Develop the habit of testing concepts by first considering the user in the context of a realistic scenario. This will help you quickly discard ideas that seem great in the abstract but would ultimately prove disastrous. Filtering possibilities through the lens of your users will also push you to find brilliant alternatives and practical long-term solutions, setting you apart from competitors who settle for most obvious answer and products that won’t stand the test of time (or user feedback).
Share insights often and widely.
Once you have access to powerful user personas and other key user insights, don’t make the mistake of filing them away. Share them with every single person who will have a hand in your digital product. This includes product managers, stakeholders, marketing, writers, designers, developers, interns… everyone. Knowing actual user needs and tasks is crucial for creating empathy for the real people who will be using your product.

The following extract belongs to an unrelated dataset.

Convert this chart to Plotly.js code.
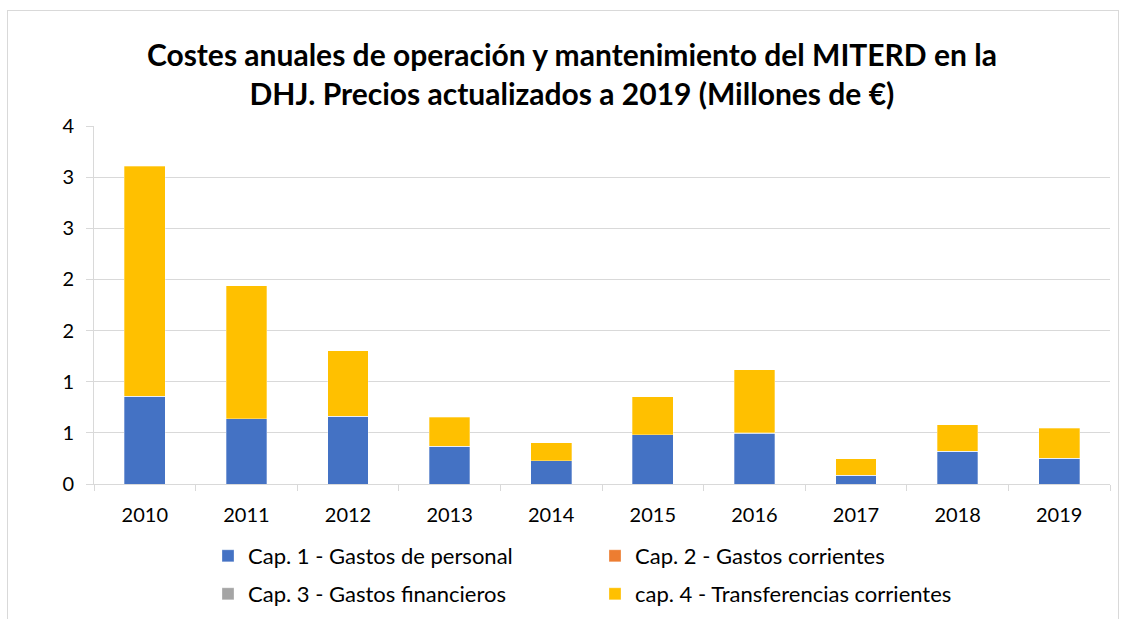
<!DOCTYPE html>
<html>
<head>
<meta charset="utf-8">
<script src="https://cdn.plot.ly/plotly-3.0.1.min.js"></script>
<style>
  html, body { margin: 0; padding: 0; background: #fff; }
  #frame { position: absolute; left: 7px; top: 10px; width: 1110px; height: 640px; border: 1px solid #d9d9d9; border-bottom: none; }
  #chart { position: absolute; left: 0; top: 0; width: 1128px; height: 619px; }
</style>
</head>
<body>
<div id="frame"></div>
<div id="chart"></div>
<script>
const years = ["2010","2011","2012","2013","2014","2015","2016","2017","2018","2019"];
const cap1 = [0.857, 0.639, 0.661, 0.368, 0.225, 0.482, 0.495, 0.084, 0.319, 0.250];
const cap2 = [0, 0, 0, 0, 0, 0, 0, 0, 0, 0];
const cap3 = [0, 0, 0, 0, 0.004, 0, 0.004, 0, 0, 0];
const cap4 = [2.248, 1.300, 0.643, 0.287, 0.175, 0.372, 0.616, 0.164, 0.258, 0.294];
const seriesNames = ["Cap. 1 - Gastos de personal", "Cap. 2 - Gastos corrientes", "Cap. 3 - Gastos financieros", "cap. 4 - Transferencias corrientes"];
const tickVals = [0, 0.5, 1, 1.5, 2, 2.5, 3, 3.5];
const tickText = ["0", "1", "1", "2", "2", "3", "3", "4"];

const colors = ["#4472C4", "#ED7D31", "#A5A5A5", "#FFC000"];
const legendIds = ["legend", "legend2", "legend3", "legend4"];
const allData = [cap1, cap2, cap3, cap4];
const traces = allData.map((vals, i) => ({
  type: "bar",
  x: years,
  y: vals,
  name: seriesNames[i],
  legend: legendIds[i],
  marker: { color: colors[i], line: { color: "rgba(255,255,255,0.6)", width: 0.5 } },
  hoverinfo: "x+y+name"
}));

const ML = 94, MR = 18, MT = 126, MB = 135, W = 1128, H = 619;
const PW = W - ML - MR, PH = H - MT - MB;

function legendAt(xpx, ypx) {
  return {
    xref: "paper", yref: "paper",
    x: (xpx - ML) / PW, xanchor: "left",
    y: (H - MB - ypx) / PH, yanchor: "middle",
    font: { size: 22, color: "#000" },
    bgcolor: "rgba(0,0,0,0)",
    borderwidth: 0
  };
}

const layout = {
  width: W, height: H,
  paper_bgcolor: "rgba(0,0,0,0)",
  plot_bgcolor: "rgba(0,0,0,0)",
  barmode: "stack",
  bargap: 0.6,
  margin: { l: ML, r: MR, t: MT, b: MB, autoexpand: false },
  font: { family: "Lato, 'Open Sans', sans-serif", color: "#000" },
  title: {
    text: "<b>Costes anuales de operación y mantenimiento del MITERD en la<br>DHJ. Precios actualizados a 2019 (Millones de €)</b>",
    font: { size: 30, color: "#000", family: "Lato, sans-serif" },
    x: 0.507, xanchor: "center",
    y: 0.894, yanchor: "top", yref: "container"
  },
  xaxis: {
    type: "category",
    tickson: "boundaries",
    ticks: "outside", ticklen: 6, tickcolor: "#d9d9d9",
    ticklabelstandoff: 13,
    showline: true, linecolor: "#d9d9d9", linewidth: 1,
    showgrid: false,
    automargin: false,
    tickfont: { size: 20 }
  },
  yaxis: {
    range: [0, 3.5],
    tickvals: tickVals, ticktext: tickText,
    showgrid: true, gridcolor: "#d9d9d9", gridwidth: 1,
    ticks: "outside", ticklen: 7, tickcolor: "#d9d9d9",
    ticklabelstandoff: 8,
    showline: true, linecolor: "#d9d9d9",
    zeroline: false,
    automargin: false,
    tickfont: { size: 20 }
  },
  showlegend: true,
  legend: legendAt(208, 556),
  legend2: legendAt(595, 556),
  legend3: legendAt(208, 594),
  legend4: legendAt(595, 594)
};

Plotly.newPlot("chart", traces, layout, { displayModeBar: false, staticPlot: true });
</script>
</body>
</html>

Encourage cross-discipline awareness.
Maslow’s hammer states, “If the only tool you have is a hammer, you tend to see every problem as a nail.” This is especially true for teams who work in isolation, without critical feedback from other disciplines. If a technical problem comes up, a developer will approach it with a technical solution in mind, ensuring the product works in terms of pure function. But who is it working for if other aspects are compromised?
You need a cross-disciplinary focus on users as real people who do real things. As your team works collaboratively, every conversation they have—every critique they offer, every decision they make—should be anchored in a shared concern for serving the user. Rather than valorizing design-first thinking or dev-centered practices, everyone should be working toward the common goal of an amazing, easy-to-use digital product.
Everyone Contributes to UX
The truth is, even if your team doesn’t “do” UX, their decisions will still contribute to the user’s experience with your digital product, for better or worse. However, it doesn’t take a lot of resources or expertise to start making smarter, user-centered decisions. With practice, everyone can make a consideration for users a regular part of their daily processes and conversations. This will go a long way to steering your team toward a successful digital product your users will love. The best thing you can do to start “doing” UX? Start thinking about the user. Fumble, fail—but start.